Records with drawing code:

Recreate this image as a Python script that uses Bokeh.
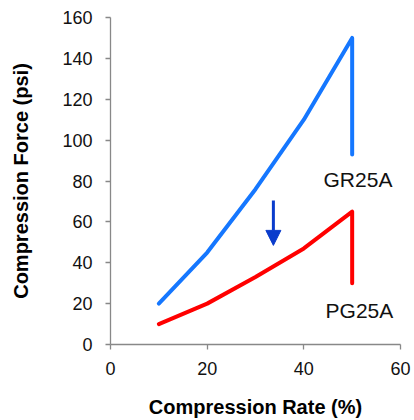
from bokeh.plotting import figure
from bokeh.models import FixedTicker, Range1d, Arrow, NormalHead, ColumnDataSource
from bokeh.core.properties import value
from bokeh.embed import file_html
from bokeh.resources import INLINE

# data
rate = [10, 20, 30, 40, 50, 50]
gr25a = [20, 45, 76, 110, 150, 93]
pg25a = [10, 20, 33, 47, 65, 30]
series_labels = ["GR25A", "PG25A"]
label_x = [51.2, 51.5]
label_y = [80.5, 16.5]
arrow_x = 33.7
arrow_y_start = 70.5
arrow_y_end = 48.5
x_ticks = [0, 20, 40, 60]
y_ticks = [0, 20, 40, 60, 80, 100, 120, 140, 160]

FONT = "Liberation Sans"

p = figure(width=414, height=420, output_backend="svg", toolbar_location=None,
           x_range=Range1d(0, 60), y_range=Range1d(0, 160),
           min_border_left=110, min_border_right=14, min_border_top=17, min_border_bottom=10)
p.outline_line_color = None
p.grid.visible = False
p.background_fill_color = "white"

p.line(rate, gr25a, line_color="#1577ff", line_width=4, line_join="round", line_cap="round")
p.line(rate, pg25a, line_color="#ff0000", line_width=4, line_join="round", line_cap="round")

p.add_layout(Arrow(end=NormalHead(size=15, fill_color="#0a3ccc", line_color="#0a3ccc"),
                   x_start=arrow_x, y_start=arrow_y_start, x_end=arrow_x, y_end=arrow_y_end,
                   line_color="#0a3ccc", line_width=3))

src = ColumnDataSource(dict(x=label_x, y=label_y, t=series_labels))
p.text(x="x", y="y", text="t", source=src, text_font=value(FONT), text_font_size="21px",
       text_align="center", text_baseline="middle", text_color="#111111")

for ax in (p.xaxis[0], p.yaxis[0]):
    ax.axis_line_color = "#888888"
    ax.axis_line_width = 1.3
    ax.major_tick_line_color = "#888888"
    ax.major_tick_line_width = 1.3
    ax.major_tick_out = 5
    ax.major_tick_in = 0
    ax.minor_tick_line_color = None
    ax.major_label_text_font = FONT
    ax.major_label_text_font_size = "18px"
    ax.major_label_text_color = "#111111"
    ax.axis_label_text_font = FONT
    ax.axis_label_text_font_size = "20px"
    ax.axis_label_text_font_style = "bold"
    ax.axis_label_text_color = "#000000"

p.xaxis.ticker = FixedTicker(ticks=x_ticks)
p.yaxis.ticker = FixedTicker(ticks=y_ticks)
p.xaxis.axis_label = "Compression Rate (%)"
p.yaxis.axis_label = "Compression Force (psi)"
p.xaxis.major_label_standoff = 12
p.xaxis.axis_label_standoff = 18
p.yaxis.major_label_standoff = 13
p.yaxis.axis_label_standoff = 27

open("out.html", "w").write(file_html(p, INLINE))
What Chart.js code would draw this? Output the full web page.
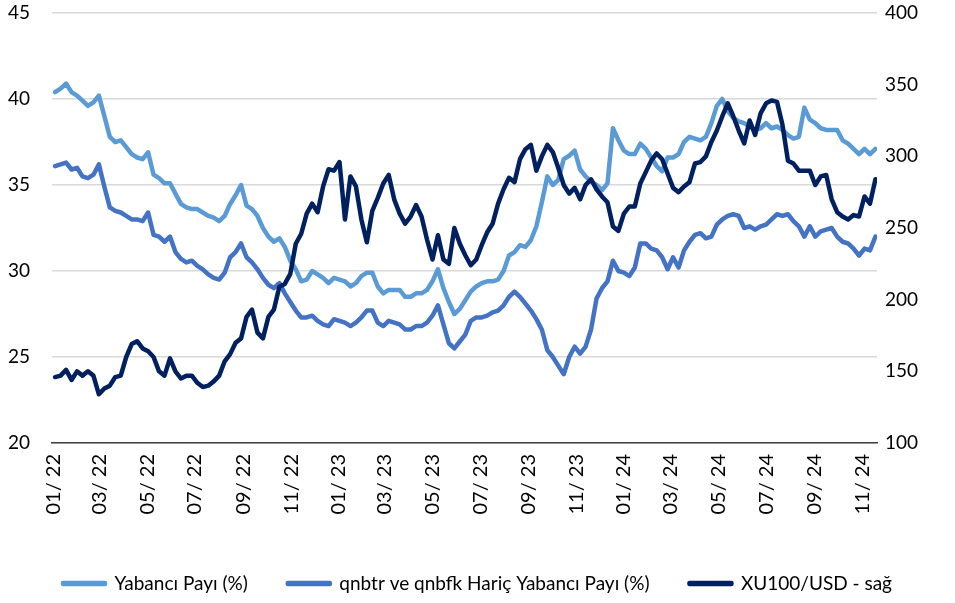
<!DOCTYPE html>
<html>
<head>
<meta charset="utf-8">
<script src="https://cdn.jsdelivr.net/npm/chart.js@4.4.1/dist/chart.umd.min.js"></script>
<style>
  html, body { margin: 0; padding: 0; background: #fff; }
  #wrap { width: 955px; height: 603px; position: relative; }
</style>
</head>
<body>
<div id="wrap"><canvas id="myChart"></canvas></div>
<script>
// Weekly readings, first week = 3 Jan 2022
const yabanciPayi = [
    40.4, 40.6, 40.9, 40.4, 40.2, 39.9, 39.6, 39.8, 40.2, 39.0,
    37.8, 37.5, 37.6, 37.2, 36.8, 36.6, 36.5, 36.9, 35.6, 35.4,
    35.1, 35.1, 34.5, 33.9, 33.7, 33.6, 33.6, 33.4, 33.2, 33.1,
    32.9, 33.2, 33.9, 34.4, 35.0, 33.8, 33.6, 33.2, 32.5, 32.0,
    31.7, 31.9, 31.4, 30.6, 30.1, 29.4, 29.5, 30.0, 29.8, 29.6,
    29.3, 29.6, 29.5, 29.4, 29.1, 29.3, 29.7, 29.9, 29.9, 29.1,
    28.7, 28.9, 28.9, 28.9, 28.5, 28.5, 28.7, 28.7, 28.9, 29.4,
    30.1, 29.0, 28.2, 27.5, 27.8, 28.3, 28.8, 29.1, 29.3, 29.4,
    29.4, 29.5, 30.0, 30.9, 31.1, 31.5, 31.4, 31.8, 32.6, 34.0,
    35.5, 35.0, 35.3, 36.5, 36.7, 37.0, 35.9, 35.5, 35.2, 35.0,
    34.7, 35.1, 38.3, 37.6, 37.0, 36.8, 36.8, 37.4, 37.1, 36.6,
    36.1, 35.8, 36.6, 36.6, 36.8, 37.5, 37.8, 37.7, 37.6, 37.8,
    38.6, 39.6, 40.0, 39.3, 38.9, 38.7, 38.6, 38.4, 38.2, 38.3,
    38.6, 38.3, 38.4, 38.2, 37.9, 37.7, 37.8, 39.5, 38.8, 38.6,
    38.3, 38.2, 38.2, 38.2, 37.6, 37.4, 37.1, 36.8, 37.1, 36.8,
    37.1
];
const haricPayi = [
    36.1, 36.2, 36.3, 35.9, 36.0, 35.5, 35.4, 35.6, 36.2, 34.9,
    33.7, 33.5, 33.4, 33.2, 33.0, 33.0, 32.9, 33.4, 32.1, 32.0,
    31.7, 32.0, 31.1, 30.7, 30.5, 30.6, 30.3, 30.1, 29.8, 29.6,
    29.5, 29.9, 30.8, 31.1, 31.6, 30.8, 30.5, 30.1, 29.6, 29.2,
    29.0, 29.3, 28.7, 28.2, 27.7, 27.3, 27.3, 27.4, 27.1, 26.9,
    26.8, 27.2, 27.1, 27.0, 26.8, 27.0, 27.3, 27.7, 27.7, 27.0,
    26.8, 27.1, 27.0, 26.9, 26.6, 26.6, 26.8, 26.8, 27.0, 27.4,
    28.0, 26.9, 25.8, 25.5, 25.9, 26.3, 27.1, 27.3, 27.3, 27.4,
    27.6, 27.7, 28.0, 28.5, 28.8, 28.5, 28.1, 27.7, 27.2, 26.6,
    25.4, 25.0, 24.5, 24.0, 25.0, 25.6, 25.2, 25.6, 26.6, 28.4,
    29.0, 29.4, 30.6, 30.0, 29.9, 29.7, 30.2, 31.6, 31.6, 31.3,
    31.2, 30.8, 30.1, 30.8, 30.2, 31.2, 31.7, 32.1, 32.2, 31.9,
    32.0, 32.7, 33.0, 33.2, 33.3, 33.2, 32.5, 32.6, 32.4, 32.6,
    32.7, 33.0, 33.3, 33.2, 33.3, 32.9, 32.6, 32.0, 32.6, 32.0,
    32.3, 32.4, 32.5, 32.0, 31.7, 31.6, 31.3, 30.9, 31.3, 31.2,
    32.0
];
const xu100Usd = [
    146, 147, 151, 144, 150, 147, 150, 147, 134, 138,
    140, 146, 147, 160, 169, 171, 166, 164, 160, 150,
    147, 159, 150, 145, 147, 147, 142, 139, 140, 143,
    147, 157, 162, 170, 173, 188, 193, 177, 173, 188,
    193, 209, 211, 218, 239, 246, 260, 267, 261, 279,
    291, 290, 296, 256, 286, 279, 256, 240, 262, 271,
    281, 287, 270, 260, 253, 258, 266, 258, 242, 228,
    245, 228, 225, 250, 239, 231, 224, 228, 238, 247,
    253, 267, 277, 285, 282, 298, 305, 308, 290, 300,
    308, 303, 292, 280, 274, 278, 270, 280, 284, 277,
    272, 268, 251, 248, 260, 265, 265, 281, 289, 297,
    302, 298, 288, 278, 275, 279, 282, 295, 296, 300,
    310, 318, 328, 337, 328, 318, 309, 325, 315, 330,
    337, 339, 338, 322, 297, 295, 290, 290, 290, 280,
    286, 287, 270, 261, 258, 256, 259, 258, 272, 267,
    284
];
const seriesNames = ['Yabancı Payı (%)', 'qnbtr ve qnbfk Hariç Yabancı Payı (%)', 'XU100/USD - sağ'];
const colorHex = ['#5b9bd5', '#4472c4', '#002060'];
const leftTicks = [20, 25, 30, 35, 40, 45];
const rightTicks = [100, 150, 200, 250, 300, 350, 400];

// x axis is "days since 1 Jan 2022"
const DAY = 86400000;
const origin = Date.UTC(2022, 0, 1);
const firstDay = (Date.UTC(2022, 0, 3) - origin) / DAY;
const weekDays = yabanciPayi.map((v, i) => firstDay + 7 * i);
// tick at first day of every second month: 01/22 ... 11/24
const tickDays = [];
for (let m = 0; m <= 34; m += 2) {
    tickDays.push((Date.UTC(2022, m, 1) - origin) / DAY);
}

function toPoints(values) {
    return values.map((v, i) => ({ x: weekDays[i], y: v }));
}

function monthLabel(day) {
    const d = new Date(origin + day * DAY);
    const mm = String(d.getUTCMonth() + 1).padStart(2, '0');
    return mm + '/ ' + String(d.getUTCFullYear()).slice(2);
}

// y axes: fixed width, no extra top/bottom padding
function fixY(width) {
    return scale => {
        scale.width = width;
        scale.paddingTop = 0;
        scale.paddingBottom = 0;
    };
}

Chart.defaults.font.family = 'Lato, "Open Sans", sans-serif';
Chart.defaults.color = '#000';

const ctx = document.getElementById('myChart').getContext('2d');
new Chart(ctx, {
    type: 'line',
    data: {
        datasets: [
            { label: seriesNames[0], data: toPoints(yabanciPayi), yAxisID: 'yL', borderColor: colorHex[0], backgroundColor: colorHex[0], order: 2 },
            { label: seriesNames[1], data: toPoints(haricPayi), yAxisID: 'yL', borderColor: colorHex[1], backgroundColor: colorHex[1], order: 1 },
            { label: seriesNames[2], data: toPoints(xu100Usd), yAxisID: 'yR', borderColor: colorHex[2], backgroundColor: colorHex[2], order: 0 }
        ]
    },
    options: {
        responsive: true,
        maintainAspectRatio: false,
        animation: false,
        layout: { padding: { top: 13, bottom: 0 } },
        elements: {
            point: { radius: 0 },
            line: { borderWidth: 4.5, tension: 0, borderJoinStyle: 'round', borderCapStyle: 'round' }
        },
        plugins: {
            tooltip: { enabled: false },
            legend: {
                position: 'bottom',
                labels: {
                    sort: (a, b) => a.datasetIndex - b.datasetIndex,
                    boxWidth: 42,
                    boxHeight: 1,
                    padding: 40,
                    font: { size: 19 }
                }
            }
        },
        scales: {
            x: {
                type: 'linear',
                min: firstDay - 4,
                max: weekDays[weekDays.length - 1] + 2,
                afterBuildTicks: scale => { scale.ticks = tickDays.map(v => ({ value: v })); },
                afterFit: scale => { scale.height = 91; },
                grid: { display: false, drawTicks: false },
                border: { display: true, color: '#404040', width: 1.5 },
                ticks: {
                    autoSkip: false,
                    minRotation: 90,
                    maxRotation: 90,
                    padding: 11,
                    font: { size: 20 },
                    callback: value => monthLabel(value)
                }
            },
            yL: {
                position: 'left',
                min: leftTicks[0],
                max: leftTicks[leftTicks.length - 1],
                afterFit: fixY(52),
                grid: { color: '#d9d9d9', lineWidth: 1.5, drawTicks: false },
                border: { display: false },
                ticks: { stepSize: 5, padding: 22, font: { size: 19 } }
            },
            yR: {
                position: 'right',
                min: rightTicks[0],
                max: rightTicks[rightTicks.length - 1],
                afterFit: fixY(78),
                grid: { display: false, drawTicks: false },
                border: { display: false },
                ticks: { stepSize: 50, padding: 8, font: { size: 19 } }
            }
        }
    }
});
</script>
</body>
</html>
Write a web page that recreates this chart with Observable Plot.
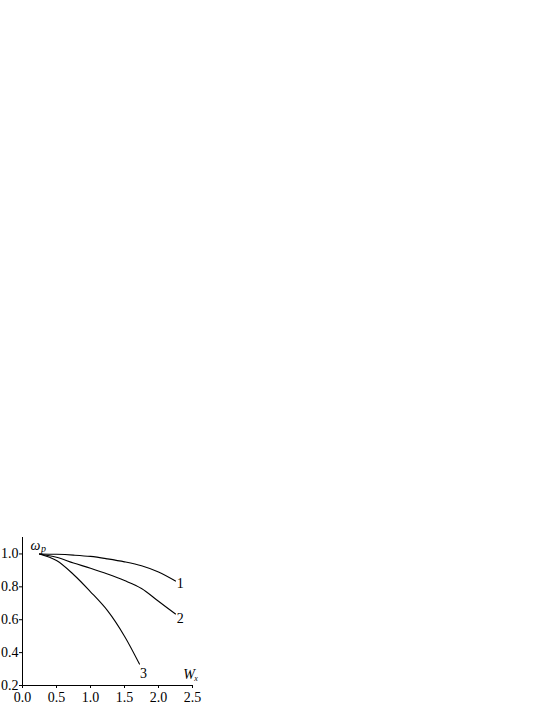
<!DOCTYPE html>
<html>
<head>
<meta charset="utf-8">
<script src="https://cdn.jsdelivr.net/npm/d3@7"></script>
<script src="https://cdn.jsdelivr.net/npm/@observablehq/plot@0.6"></script>
<style>
  html, body { margin: 0; padding: 0; background: #fff; }
  #chart svg { display: block; }
</style>
</head>
<body>
<div id="chart"></div>
<script>
const xTicks = [0, 0.5, 1.0, 1.5, 2.0, 2.5];
const yTicks = [0.2, 0.4, 0.6, 0.8, 1.0];

const curve1X = [0.25, 0.5, 0.75, 1.0, 1.25, 1.5, 1.75, 2.0, 2.25];
const curve1Y = [1.0, 0.998, 0.993, 0.985, 0.970, 0.952, 0.928, 0.890, 0.835];

const curve2X = [0.25, 0.5, 0.75, 1.0, 1.25, 1.5, 1.75, 2.0, 2.25];
const curve2Y = [1.0, 0.980, 0.945, 0.913, 0.878, 0.838, 0.790, 0.712, 0.635];

const curve3X = [0.25, 0.5, 0.75, 1.0, 1.25, 1.5, 1.72];
const curve3Y = [1.0, 0.960, 0.875, 0.770, 0.655, 0.500, 0.330];

const curveLabels = ["1", "2", "3"];
const labelX = [2.32, 2.32, 1.78];
const labelY = [0.82, 0.607, 0.275];

const toRows = (xs, ys, id) => xs.map((x, i) => ({x, y: ys[i], id}));
const lines = [
  ...toRows(curve1X, curve1Y, "1"),
  ...toRows(curve2X, curve2Y, "2"),
  ...toRows(curve3X, curve3Y, "3")
];
const labels = curveLabels.map((t, i) => ({t, x: labelX[i], y: labelY[i]}));

const font = "'Liberation Serif', 'Times New Roman', serif";

const chart = Plot.plot({
  width: 548,
  height: 709,
  marginLeft: 22,
  marginRight: 356,
  marginTop: 537,
  marginBottom: 24,
  style: {fontFamily: font, fontSize: "14px", color: "#000", background: "#fff"},
  x: {domain: [0, 2.5]},
  y: {domain: [0.2, 1.1]},
  marks: [
    Plot.ruleX([0], {y1: 0.2, y2: 1.1, stroke: "#000", strokeWidth: 1}),
    Plot.ruleY([0.2], {x1: 0, x2: 2.5, stroke: "#000", strokeWidth: 1}),
    Plot.axisY({ticks: yTicks, tickFormat: d3.format(".1f"), tickSize: 3, tickPadding: 1, label: null, fontSize: 14, fontFamily: font}),
    Plot.axisX({ticks: xTicks, tickFormat: d3.format(".1f"), tickSize: 3, tickPadding: 4, label: null, fontSize: 14, fontFamily: font}),
    Plot.line(lines, {x: "x", y: "y", z: "id", curve: "catmull-rom", stroke: "#000", strokeWidth: 1.1}),
    Plot.text(labels, {x: "x", y: "y", text: "t", fontSize: 14, fontFamily: font, fill: "#000"}),
    Plot.text(["ω"], {x: 0.19, y: 1.05, fontSize: 14, fontFamily: font, fontStyle: "italic", fill: "#000"}),
    Plot.text(["p"], {x: 0.19, y: 1.05, dx: 8, dy: 3, fontSize: 10, fontFamily: font, fontStyle: "italic", fill: "#000"}),
    Plot.text(["W"], {x: 2.45, y: 0.265, fontSize: 14, fontFamily: font, fontStyle: "italic", fill: "#000"}),
    Plot.text(["x"], {x: 2.45, y: 0.265, dx: 7, dy: 4, fontSize: 8, fontFamily: font, fontStyle: "italic", fill: "#000"})
  ]
});
document.getElementById("chart").appendChild(chart);
</script>
</body>
</html>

What is needed – Above are some records. Reproduce the lines from the one with "Write a web" down to the one with "Serif', 'Times New", keeping both, and leave every picture out.

Full response –
Write a web page that recreates this chart with Observable Plot.
<!DOCTYPE html>
<html>
<head>
<meta charset="utf-8">
<script src="https://cdn.jsdelivr.net/npm/d3@7"></script>
<script src="https://cdn.jsdelivr.net/npm/@observablehq/plot@0.6"></script>
<style>
  html, body { margin: 0; padding: 0; background: #fff; }
  #chart svg { display: block; }
</style>
</head>
<body>
<div id="chart"></div>
<script>
const xTicks = [0, 0.5, 1.0, 1.5, 2.0, 2.5];
const yTicks = [0.2, 0.4, 0.6, 0.8, 1.0];

const curve1X = [0.25, 0.5, 0.75, 1.0, 1.25, 1.5, 1.75, 2.0, 2.25];
const curve1Y = [1.0, 0.998, 0.993, 0.985, 0.970, 0.952, 0.928, 0.890, 0.835];

const curve2X = [0.25, 0.5, 0.75, 1.0, 1.25, 1.5, 1.75, 2.0, 2.25];
const curve2Y = [1.0, 0.980, 0.945, 0.913, 0.878, 0.838, 0.790, 0.712, 0.635];

const curve3X = [0.25, 0.5, 0.75, 1.0, 1.25, 1.5, 1.72];
const curve3Y = [1.0, 0.960, 0.875, 0.770, 0.655, 0.500, 0.330];

const curveLabels = ["1", "2", "3"];
const labelX = [2.32, 2.32, 1.78];
const labelY = [0.82, 0.607, 0.275];

const toRows = (xs, ys, id) => xs.map((x, i) => ({x, y: ys[i], id}));
const lines = [
  ...toRows(curve1X, curve1Y, "1"),
  ...toRows(curve2X, curve2Y, "2"),
  ...toRows(curve3X, curve3Y, "3")
];
const labels = curveLabels.map((t, i) => ({t, x: labelX[i], y: labelY[i]}));

const font = "'Liberation Serif', 'Times New Roman', serif";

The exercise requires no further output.